What is asked: Leave out any picture and return the remaining listing below exactly as given.

════

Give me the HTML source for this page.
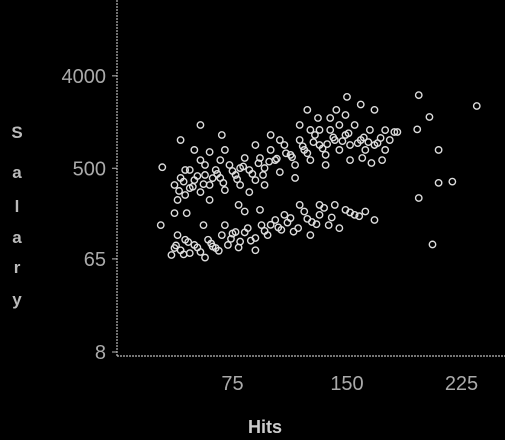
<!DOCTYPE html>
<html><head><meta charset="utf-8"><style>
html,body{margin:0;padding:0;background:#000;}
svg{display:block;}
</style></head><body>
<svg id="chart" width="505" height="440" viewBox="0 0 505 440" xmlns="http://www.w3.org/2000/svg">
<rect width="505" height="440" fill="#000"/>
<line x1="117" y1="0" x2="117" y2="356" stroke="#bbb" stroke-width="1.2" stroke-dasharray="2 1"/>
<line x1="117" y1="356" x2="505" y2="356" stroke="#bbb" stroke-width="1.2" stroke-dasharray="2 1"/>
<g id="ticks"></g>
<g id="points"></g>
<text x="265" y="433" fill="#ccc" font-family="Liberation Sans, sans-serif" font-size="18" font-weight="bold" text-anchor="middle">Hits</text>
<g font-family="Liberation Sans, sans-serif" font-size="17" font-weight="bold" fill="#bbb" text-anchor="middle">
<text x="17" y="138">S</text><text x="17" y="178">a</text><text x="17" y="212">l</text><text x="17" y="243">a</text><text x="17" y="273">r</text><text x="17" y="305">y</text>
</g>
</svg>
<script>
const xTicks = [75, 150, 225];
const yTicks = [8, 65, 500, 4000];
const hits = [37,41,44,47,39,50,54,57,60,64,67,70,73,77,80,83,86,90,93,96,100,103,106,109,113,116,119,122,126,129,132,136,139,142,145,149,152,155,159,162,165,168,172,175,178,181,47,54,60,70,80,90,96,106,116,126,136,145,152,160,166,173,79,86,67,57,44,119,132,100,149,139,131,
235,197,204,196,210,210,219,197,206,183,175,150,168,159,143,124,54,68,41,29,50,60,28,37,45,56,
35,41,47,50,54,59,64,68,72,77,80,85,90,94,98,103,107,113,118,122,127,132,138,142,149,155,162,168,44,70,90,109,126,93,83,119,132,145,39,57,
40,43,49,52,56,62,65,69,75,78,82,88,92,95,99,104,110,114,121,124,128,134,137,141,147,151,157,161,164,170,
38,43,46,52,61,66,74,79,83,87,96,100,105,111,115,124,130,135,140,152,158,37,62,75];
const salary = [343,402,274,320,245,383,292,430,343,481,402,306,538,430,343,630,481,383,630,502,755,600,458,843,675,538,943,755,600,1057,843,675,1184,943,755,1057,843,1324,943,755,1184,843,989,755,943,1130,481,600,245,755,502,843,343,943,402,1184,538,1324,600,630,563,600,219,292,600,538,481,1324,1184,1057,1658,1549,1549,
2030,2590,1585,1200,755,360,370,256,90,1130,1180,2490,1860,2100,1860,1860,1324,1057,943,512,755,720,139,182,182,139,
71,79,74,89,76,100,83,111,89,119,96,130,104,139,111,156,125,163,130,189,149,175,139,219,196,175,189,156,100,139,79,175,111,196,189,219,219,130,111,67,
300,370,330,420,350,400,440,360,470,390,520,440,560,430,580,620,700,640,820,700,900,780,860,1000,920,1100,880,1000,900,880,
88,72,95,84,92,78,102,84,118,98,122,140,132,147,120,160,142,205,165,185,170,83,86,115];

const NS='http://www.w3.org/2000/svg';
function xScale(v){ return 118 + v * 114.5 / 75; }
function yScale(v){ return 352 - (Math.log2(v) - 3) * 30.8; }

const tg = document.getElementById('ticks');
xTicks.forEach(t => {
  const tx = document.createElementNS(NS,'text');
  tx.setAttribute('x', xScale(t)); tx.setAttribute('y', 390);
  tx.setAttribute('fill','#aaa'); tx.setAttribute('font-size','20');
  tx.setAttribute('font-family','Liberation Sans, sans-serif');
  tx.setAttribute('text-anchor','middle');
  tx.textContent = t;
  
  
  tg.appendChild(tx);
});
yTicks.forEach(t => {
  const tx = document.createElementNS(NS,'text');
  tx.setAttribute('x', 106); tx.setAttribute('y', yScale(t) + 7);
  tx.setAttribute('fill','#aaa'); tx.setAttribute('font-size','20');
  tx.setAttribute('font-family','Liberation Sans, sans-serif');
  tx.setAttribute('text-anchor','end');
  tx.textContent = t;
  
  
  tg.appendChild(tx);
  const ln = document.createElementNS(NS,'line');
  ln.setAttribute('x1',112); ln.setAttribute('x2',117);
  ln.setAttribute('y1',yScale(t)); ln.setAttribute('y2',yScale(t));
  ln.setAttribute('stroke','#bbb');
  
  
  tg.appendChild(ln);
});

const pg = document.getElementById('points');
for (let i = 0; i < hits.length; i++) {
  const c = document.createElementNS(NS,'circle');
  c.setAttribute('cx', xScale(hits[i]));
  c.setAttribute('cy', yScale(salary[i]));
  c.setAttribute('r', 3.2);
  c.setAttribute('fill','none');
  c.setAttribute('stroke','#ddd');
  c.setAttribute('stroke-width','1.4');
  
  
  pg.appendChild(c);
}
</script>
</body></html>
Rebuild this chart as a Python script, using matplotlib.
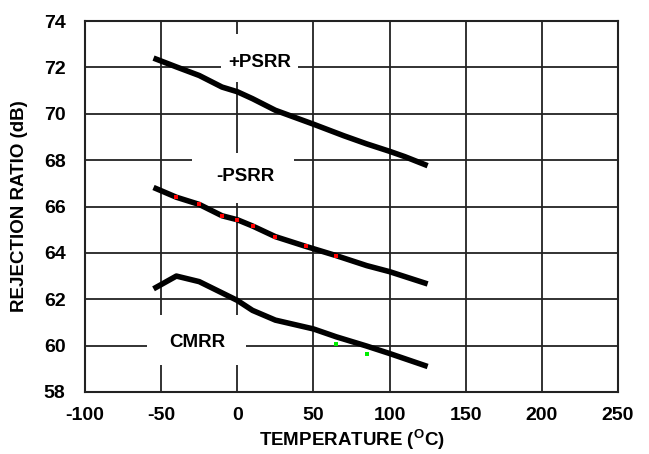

════

Solution to the problem:
Give me the HTML source for this page.
<!DOCTYPE html>
<html><head><meta charset="utf-8"><style>
html,body{margin:0;padding:0;background:#000;}
svg{display:block;}
</style></head><body>
<svg id="chart" width="505" height="440" viewBox="0 0 505 440" xmlns="http://www.w3.org/2000/svg">
<rect width="505" height="440" fill="#000"/>
<line x1="117" y1="0" x2="117" y2="356" stroke="#bbb" stroke-width="1.2" stroke-dasharray="2 1"/>
<line x1="117" y1="356" x2="505" y2="356" stroke="#bbb" stroke-width="1.2" stroke-dasharray="2 1"/>
<g id="ticks"></g>
<g id="points"></g>
<text x="265" y="433" fill="#ccc" font-family="Liberation Sans, sans-serif" font-size="18" font-weight="bold" text-anchor="middle">Hits</text>
<g font-family="Liberation Sans, sans-serif" font-size="17" font-weight="bold" fill="#bbb" text-anchor="middle">
<text x="17" y="138">S</text><text x="17" y="178">a</text><text x="17" y="212">l</text><text x="17" y="243">a</text><text x="17" y="273">r</text><text x="17" y="305">y</text>
</g>
</svg>
<script>
const xTicks = [75, 150, 225];
const yTicks = [8, 65, 500, 4000];
const hits = [37,41,44,47,39,50,54,57,60,64,67,70,73,77,80,83,86,90,93,96,100,103,106,109,113,116,119,122,126,129,132,136,139,142,145,149,152,155,159,162,165,168,172,175,178,181,47,54,60,70,80,90,96,106,116,126,136,145,152,160,166,173,79,86,67,57,44,119,132,100,149,139,131,
235,197,204,196,210,210,219,197,206,183,175,150,168,159,143,124,54,68,41,29,50,60,28,37,45,56,
35,41,47,50,54,59,64,68,72,77,80,85,90,94,98,103,107,113,118,122,127,132,138,142,149,155,162,168,44,70,90,109,126,93,83,119,132,145,39,57,
40,43,49,52,56,62,65,69,75,78,82,88,92,95,99,104,110,114,121,124,128,134,137,141,147,151,157,161,164,170,
38,43,46,52,61,66,74,79,83,87,96,100,105,111,115,124,130,135,140,152,158,37,62,75];
const salary = [343,402,274,320,245,383,292,430,343,481,402,306,538,430,343,630,481,383,630,502,755,600,458,843,675,538,943,755,600,1057,843,675,1184,943,755,1057,843,1324,943,755,1184,843,989,755,943,1130,481,600,245,755,502,843,343,943,402,1184,538,1324,600,630,563,600,219,292,600,538,481,1324,1184,1057,1658,1549,1549,
2030,2590,1585,1200,755,360,370,256,90,1130,1180,2490,1860,2100,1860,1860,1324,1057,943,512,755,720,139,182,182,139,
71,79,74,89,76,100,83,111,89,119,96,130,104,139,111,156,125,163,130,189,149,175,139,219,196,175,189,156,100,139,79,175,111,196,189,219,219,130,111,67,
300,370,330,420,350,400,440,360,470,390,520,440,560,430,580,620,700,640,820,700,900,780,860,1000,920,1100,880,1000,900,880,
88,72,95,84,92,78,102,84,118,98,122,140,132,147,120,160,142,205,165,185,170,83,86,115];

const NS='http://www.w3.org/2000/svg';
function xScale(v){ return 118 + v * 114.5 / 75; }
function yScale(v){ return 352 - (Math.log2(v) - 3) * 30.8; }

const tg = document.getElementById('ticks');
xTicks.forEach(t => {
  const tx = document.createElementNS(NS,'text');
  tx.setAttribute('x', xScale(t)); tx.setAttribute('y', 390);
  tx.setAttribute('fill','#aaa'); tx.setAttribute('font-size','20');
  tx.setAttribute('font-family','Liberation Sans, sans-serif');
  tx.setAttribute('text-anchor','middle');
  tx.textContent = t;
  
  
  tg.appendChild(tx);
});
yTicks.forEach(t => {
  const tx = document.createElementNS(NS,'text');
  tx.setAttribute('x', 106); tx.setAttribute('y', yScale(t) + 7);
  tx.setAttribute('fill','#aaa'); tx.setAttribute('font-size','20');
  tx.setAttribute('font-family','Liberation Sans, sans-serif');
  tx.setAttribute('text-anchor','end');
  tx.textContent = t;
  
  
  tg.appendChild(tx);
  const ln = document.createElementNS(NS,'line');
  ln.setAttribute('x1',112); ln.setAttribute('x2',117);
  ln.setAttribute('y1',yScale(t)); ln.setAttribute('y2',yScale(t));
  ln.setAttribute('stroke','#bbb');
  
  
  tg.appendChild(ln);
});

const pg = document.getElementById('points');
for (let i = 0; i < hits.length; i++) {
  const c = document.createElementNS(NS,'circle');
  c.setAttribute('cx', xScale(hits[i]));
  c.setAttribute('cy', yScale(salary[i]));
  c.setAttribute('r', 3.2);
  c.setAttribute('fill','none');
  c.setAttribute('stroke','#ddd');
  c.setAttribute('stroke-width','1.4');
  
  
  pg.appendChild(c);
}
</script>
</body></html>
Rebuild this chart as a Python script, using matplotlib.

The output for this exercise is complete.